start DATA FOR THIS EXERCISE

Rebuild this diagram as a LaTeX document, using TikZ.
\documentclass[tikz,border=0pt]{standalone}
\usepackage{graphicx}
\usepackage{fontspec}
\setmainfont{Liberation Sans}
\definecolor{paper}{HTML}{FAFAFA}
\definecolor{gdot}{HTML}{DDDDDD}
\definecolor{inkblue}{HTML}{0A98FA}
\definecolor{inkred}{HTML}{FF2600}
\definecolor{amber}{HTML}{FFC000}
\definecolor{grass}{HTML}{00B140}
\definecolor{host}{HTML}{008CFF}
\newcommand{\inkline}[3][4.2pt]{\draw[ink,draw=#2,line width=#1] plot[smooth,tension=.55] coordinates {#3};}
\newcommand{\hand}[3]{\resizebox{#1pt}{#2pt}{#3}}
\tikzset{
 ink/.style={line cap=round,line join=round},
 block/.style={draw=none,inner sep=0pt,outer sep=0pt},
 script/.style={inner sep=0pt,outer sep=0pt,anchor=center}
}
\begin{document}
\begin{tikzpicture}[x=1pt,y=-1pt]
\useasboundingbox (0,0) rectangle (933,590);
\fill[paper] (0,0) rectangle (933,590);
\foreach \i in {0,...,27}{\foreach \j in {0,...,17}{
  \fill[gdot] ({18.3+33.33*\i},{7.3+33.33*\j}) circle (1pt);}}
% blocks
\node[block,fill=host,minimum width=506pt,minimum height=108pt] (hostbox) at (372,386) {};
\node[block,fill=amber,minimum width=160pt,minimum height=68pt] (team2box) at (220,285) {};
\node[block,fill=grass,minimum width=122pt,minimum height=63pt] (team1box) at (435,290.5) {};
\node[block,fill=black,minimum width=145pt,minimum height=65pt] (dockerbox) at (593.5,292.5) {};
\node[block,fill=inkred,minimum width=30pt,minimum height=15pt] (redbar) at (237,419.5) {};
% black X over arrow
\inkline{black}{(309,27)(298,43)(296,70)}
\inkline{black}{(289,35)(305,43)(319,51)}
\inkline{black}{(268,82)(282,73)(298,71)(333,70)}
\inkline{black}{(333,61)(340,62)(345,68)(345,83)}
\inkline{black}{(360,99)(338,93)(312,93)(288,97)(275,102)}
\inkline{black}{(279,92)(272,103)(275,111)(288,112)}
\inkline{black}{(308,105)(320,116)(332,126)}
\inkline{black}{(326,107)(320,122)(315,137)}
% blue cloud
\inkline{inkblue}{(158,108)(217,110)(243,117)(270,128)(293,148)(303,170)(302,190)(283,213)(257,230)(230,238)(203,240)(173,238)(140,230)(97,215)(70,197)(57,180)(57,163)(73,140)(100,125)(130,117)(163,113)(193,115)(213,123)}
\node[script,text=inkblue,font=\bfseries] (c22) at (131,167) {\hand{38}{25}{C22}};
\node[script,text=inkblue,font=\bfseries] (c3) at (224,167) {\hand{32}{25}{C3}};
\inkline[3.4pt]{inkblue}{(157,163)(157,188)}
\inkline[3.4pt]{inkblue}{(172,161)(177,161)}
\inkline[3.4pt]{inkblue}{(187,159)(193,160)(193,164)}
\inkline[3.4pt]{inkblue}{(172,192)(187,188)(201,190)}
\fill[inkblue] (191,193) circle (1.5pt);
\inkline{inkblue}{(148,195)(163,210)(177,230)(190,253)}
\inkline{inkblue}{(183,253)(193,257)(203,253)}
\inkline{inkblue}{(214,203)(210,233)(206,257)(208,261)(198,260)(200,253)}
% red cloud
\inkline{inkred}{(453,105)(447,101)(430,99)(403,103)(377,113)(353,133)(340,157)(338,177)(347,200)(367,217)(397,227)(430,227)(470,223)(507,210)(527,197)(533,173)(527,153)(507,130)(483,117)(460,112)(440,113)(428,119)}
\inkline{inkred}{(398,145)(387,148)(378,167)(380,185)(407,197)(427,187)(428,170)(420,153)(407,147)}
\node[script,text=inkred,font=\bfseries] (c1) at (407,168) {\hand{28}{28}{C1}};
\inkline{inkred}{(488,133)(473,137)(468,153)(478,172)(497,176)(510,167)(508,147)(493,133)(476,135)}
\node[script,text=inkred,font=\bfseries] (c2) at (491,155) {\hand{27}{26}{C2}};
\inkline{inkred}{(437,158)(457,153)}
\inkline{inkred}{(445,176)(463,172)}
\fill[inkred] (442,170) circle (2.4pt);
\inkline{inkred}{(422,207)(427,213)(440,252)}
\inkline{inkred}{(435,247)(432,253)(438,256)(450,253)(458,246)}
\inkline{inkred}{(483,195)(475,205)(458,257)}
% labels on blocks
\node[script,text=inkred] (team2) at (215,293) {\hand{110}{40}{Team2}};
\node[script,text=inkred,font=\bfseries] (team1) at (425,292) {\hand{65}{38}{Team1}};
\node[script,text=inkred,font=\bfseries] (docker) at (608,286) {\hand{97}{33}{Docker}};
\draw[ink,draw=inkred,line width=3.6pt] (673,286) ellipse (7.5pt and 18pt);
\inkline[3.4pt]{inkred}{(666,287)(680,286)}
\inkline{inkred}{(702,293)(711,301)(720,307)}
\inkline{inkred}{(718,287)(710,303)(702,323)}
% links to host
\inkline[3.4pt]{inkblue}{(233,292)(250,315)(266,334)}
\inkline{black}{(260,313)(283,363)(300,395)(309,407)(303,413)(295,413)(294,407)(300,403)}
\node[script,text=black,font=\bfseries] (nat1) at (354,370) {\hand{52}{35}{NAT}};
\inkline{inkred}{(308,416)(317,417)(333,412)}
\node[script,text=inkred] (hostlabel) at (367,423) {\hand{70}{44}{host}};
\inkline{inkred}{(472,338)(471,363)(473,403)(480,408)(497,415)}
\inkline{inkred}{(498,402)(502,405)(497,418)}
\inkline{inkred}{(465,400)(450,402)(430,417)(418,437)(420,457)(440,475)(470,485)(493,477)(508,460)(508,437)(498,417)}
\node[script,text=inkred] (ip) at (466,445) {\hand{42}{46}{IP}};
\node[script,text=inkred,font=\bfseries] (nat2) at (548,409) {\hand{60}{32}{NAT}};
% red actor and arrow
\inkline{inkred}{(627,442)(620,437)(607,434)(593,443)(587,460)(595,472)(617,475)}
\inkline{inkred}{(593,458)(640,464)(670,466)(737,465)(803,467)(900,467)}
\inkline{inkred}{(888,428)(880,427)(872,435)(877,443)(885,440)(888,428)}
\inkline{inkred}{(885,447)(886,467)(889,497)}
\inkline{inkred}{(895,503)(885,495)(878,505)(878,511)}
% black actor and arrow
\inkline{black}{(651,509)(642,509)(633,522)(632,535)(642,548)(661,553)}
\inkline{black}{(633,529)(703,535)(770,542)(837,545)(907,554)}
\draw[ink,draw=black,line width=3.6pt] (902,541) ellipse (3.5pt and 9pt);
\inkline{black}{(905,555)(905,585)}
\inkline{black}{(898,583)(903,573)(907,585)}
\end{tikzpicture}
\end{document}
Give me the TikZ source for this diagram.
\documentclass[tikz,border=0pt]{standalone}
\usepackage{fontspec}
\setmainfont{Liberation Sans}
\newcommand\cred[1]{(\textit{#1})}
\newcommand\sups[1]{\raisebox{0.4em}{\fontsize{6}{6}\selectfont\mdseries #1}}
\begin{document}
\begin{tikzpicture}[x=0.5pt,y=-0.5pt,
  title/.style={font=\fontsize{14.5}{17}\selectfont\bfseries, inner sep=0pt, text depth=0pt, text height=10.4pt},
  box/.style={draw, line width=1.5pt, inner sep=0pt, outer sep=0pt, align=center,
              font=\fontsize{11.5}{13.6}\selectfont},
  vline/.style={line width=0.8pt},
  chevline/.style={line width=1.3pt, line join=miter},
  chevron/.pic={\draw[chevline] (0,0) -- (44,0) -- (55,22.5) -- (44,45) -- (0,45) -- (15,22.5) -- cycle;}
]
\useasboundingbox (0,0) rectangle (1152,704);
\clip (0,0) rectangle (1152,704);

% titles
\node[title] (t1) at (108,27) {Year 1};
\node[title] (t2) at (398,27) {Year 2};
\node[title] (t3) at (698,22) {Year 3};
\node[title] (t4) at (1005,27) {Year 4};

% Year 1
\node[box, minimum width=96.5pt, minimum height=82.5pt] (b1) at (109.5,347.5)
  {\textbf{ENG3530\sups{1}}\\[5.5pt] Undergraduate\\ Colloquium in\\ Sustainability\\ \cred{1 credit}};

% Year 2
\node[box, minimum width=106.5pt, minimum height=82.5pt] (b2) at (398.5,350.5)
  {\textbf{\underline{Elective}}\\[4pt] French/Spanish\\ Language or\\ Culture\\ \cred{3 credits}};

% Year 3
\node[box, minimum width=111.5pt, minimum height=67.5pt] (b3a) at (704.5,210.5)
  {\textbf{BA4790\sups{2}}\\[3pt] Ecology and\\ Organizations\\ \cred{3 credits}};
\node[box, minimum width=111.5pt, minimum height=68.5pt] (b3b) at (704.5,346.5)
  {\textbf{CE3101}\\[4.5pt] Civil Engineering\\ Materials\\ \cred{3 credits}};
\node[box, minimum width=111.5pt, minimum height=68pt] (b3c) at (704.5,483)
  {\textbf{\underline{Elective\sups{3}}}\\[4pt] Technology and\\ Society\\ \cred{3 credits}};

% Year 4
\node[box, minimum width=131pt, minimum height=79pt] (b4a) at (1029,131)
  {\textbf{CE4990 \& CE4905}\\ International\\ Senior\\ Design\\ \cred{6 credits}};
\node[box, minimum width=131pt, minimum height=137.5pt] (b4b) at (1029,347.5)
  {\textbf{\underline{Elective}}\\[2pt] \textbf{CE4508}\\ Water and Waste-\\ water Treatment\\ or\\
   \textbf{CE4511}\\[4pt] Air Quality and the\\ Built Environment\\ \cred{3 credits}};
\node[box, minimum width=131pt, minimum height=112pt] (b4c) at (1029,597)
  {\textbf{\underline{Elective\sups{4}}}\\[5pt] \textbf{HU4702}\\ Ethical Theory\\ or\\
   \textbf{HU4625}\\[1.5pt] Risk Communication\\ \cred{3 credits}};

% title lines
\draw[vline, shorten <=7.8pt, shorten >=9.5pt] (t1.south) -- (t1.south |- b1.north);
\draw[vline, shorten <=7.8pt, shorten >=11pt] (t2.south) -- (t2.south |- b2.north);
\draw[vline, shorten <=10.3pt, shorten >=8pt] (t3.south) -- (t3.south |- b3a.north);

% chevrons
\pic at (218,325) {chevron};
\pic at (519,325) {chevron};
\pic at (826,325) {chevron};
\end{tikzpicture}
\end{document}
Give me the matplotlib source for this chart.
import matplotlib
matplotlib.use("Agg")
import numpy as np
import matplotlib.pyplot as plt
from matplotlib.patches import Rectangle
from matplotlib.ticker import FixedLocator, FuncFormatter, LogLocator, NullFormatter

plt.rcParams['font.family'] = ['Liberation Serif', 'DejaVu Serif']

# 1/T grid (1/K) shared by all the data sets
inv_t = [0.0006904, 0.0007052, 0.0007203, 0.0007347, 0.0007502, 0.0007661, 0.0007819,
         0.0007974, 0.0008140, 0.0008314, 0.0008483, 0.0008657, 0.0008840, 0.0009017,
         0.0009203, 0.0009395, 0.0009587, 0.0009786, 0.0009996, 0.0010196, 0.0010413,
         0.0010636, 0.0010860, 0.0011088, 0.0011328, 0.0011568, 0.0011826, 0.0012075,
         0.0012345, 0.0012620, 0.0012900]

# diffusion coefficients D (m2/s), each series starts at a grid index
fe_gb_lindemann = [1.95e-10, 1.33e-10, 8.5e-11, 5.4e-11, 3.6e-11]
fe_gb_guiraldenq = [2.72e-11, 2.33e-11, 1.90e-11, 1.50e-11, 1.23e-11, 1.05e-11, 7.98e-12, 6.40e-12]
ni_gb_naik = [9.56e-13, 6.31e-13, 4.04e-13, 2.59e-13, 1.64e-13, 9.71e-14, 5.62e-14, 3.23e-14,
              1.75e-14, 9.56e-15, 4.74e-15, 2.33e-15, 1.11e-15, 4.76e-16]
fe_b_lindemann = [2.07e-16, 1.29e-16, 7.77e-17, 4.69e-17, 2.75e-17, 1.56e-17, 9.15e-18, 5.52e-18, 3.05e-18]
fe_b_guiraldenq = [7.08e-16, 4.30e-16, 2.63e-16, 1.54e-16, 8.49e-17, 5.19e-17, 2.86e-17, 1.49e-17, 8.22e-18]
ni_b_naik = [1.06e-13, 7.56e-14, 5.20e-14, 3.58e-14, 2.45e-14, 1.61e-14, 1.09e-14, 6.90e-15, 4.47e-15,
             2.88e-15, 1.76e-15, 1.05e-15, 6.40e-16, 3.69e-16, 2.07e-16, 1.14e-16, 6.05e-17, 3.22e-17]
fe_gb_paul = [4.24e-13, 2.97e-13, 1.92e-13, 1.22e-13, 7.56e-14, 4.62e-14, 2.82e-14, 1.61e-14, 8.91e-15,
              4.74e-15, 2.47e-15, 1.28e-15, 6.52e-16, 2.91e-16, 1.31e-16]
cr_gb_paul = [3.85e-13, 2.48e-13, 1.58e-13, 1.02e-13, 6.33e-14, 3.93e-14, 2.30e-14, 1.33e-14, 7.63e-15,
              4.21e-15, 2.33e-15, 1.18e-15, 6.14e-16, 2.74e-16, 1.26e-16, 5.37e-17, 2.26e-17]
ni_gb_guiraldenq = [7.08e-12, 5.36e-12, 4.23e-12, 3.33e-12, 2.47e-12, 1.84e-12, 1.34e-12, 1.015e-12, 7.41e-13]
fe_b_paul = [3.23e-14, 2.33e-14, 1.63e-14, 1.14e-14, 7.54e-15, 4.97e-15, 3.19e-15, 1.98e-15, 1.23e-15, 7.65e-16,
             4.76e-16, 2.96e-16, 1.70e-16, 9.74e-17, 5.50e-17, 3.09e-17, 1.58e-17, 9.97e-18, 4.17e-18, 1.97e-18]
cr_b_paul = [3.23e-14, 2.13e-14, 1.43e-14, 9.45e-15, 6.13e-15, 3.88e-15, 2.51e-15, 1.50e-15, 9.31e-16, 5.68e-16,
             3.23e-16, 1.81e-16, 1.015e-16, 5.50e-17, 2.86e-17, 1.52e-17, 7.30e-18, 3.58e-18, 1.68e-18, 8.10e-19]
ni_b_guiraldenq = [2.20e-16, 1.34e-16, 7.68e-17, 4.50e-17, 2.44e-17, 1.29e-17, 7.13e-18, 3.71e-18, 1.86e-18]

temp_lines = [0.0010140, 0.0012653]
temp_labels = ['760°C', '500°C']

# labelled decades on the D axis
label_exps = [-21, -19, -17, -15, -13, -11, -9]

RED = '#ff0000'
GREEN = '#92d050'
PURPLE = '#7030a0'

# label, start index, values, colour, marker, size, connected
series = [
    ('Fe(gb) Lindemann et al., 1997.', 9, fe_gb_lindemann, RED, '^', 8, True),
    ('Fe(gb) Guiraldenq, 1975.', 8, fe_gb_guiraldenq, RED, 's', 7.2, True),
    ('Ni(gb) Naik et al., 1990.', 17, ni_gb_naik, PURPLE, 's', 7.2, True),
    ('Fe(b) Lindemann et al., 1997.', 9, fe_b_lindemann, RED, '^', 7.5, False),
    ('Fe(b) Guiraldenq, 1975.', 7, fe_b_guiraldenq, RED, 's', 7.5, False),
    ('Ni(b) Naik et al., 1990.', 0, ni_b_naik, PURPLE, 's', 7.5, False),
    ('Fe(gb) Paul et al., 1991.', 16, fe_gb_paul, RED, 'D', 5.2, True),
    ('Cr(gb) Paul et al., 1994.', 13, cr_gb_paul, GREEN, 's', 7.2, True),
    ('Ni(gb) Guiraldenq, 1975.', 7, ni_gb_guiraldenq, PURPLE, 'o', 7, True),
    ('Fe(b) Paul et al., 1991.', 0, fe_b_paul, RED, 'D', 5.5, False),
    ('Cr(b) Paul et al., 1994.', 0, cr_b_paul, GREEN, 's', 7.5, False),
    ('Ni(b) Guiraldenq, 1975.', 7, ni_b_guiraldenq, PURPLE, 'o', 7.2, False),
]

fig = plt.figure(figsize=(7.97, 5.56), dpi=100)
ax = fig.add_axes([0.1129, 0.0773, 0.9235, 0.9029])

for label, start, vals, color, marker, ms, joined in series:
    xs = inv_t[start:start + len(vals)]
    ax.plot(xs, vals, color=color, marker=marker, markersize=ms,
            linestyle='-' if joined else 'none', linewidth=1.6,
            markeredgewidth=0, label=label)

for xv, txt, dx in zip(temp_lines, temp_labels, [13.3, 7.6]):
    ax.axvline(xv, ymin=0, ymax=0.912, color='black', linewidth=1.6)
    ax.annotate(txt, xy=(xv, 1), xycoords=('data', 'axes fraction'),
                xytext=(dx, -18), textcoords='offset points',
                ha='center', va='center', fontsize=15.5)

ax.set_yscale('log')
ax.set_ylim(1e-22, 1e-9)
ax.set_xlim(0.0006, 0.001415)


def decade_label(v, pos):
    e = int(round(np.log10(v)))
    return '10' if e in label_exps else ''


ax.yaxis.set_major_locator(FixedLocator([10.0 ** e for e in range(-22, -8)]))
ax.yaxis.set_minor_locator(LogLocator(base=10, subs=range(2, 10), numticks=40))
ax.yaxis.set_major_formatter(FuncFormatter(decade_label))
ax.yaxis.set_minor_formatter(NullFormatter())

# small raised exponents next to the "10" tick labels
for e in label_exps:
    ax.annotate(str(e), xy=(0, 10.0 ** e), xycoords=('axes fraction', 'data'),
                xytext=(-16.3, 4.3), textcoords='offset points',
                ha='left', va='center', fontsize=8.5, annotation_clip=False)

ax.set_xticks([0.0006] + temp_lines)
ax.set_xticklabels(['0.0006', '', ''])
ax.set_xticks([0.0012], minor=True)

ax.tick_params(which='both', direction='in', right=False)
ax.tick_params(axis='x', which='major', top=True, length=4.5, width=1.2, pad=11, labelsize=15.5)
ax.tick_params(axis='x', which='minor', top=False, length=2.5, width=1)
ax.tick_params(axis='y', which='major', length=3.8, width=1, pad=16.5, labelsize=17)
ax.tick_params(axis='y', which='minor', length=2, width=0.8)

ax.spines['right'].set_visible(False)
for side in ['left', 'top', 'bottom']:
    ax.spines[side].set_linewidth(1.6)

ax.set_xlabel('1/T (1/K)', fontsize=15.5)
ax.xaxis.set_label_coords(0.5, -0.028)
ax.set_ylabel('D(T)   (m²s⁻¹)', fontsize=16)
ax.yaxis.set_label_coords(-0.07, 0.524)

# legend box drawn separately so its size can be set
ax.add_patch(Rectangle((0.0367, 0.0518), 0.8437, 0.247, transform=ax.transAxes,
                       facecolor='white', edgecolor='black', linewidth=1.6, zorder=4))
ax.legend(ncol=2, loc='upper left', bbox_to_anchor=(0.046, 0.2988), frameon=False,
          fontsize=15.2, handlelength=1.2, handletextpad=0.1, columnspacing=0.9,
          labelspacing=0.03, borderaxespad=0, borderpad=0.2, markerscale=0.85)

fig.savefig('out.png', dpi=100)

end DATA FOR THIS EXERCISE

SET EXERCISE
Retype only what lies between the line bearing "Give me the matplotlib source for this chart." and the line bearing "from matplotlib.ticker import", keeping both of those lines.

CORRECT OUTPUT
Give me the matplotlib source for this chart.
import matplotlib
matplotlib.use("Agg")
import numpy as np
import matplotlib.pyplot as plt
from matplotlib.patches import Rectangle
from matplotlib.ticker import FixedLocator, FuncFormatter, LogLocator, NullFormatter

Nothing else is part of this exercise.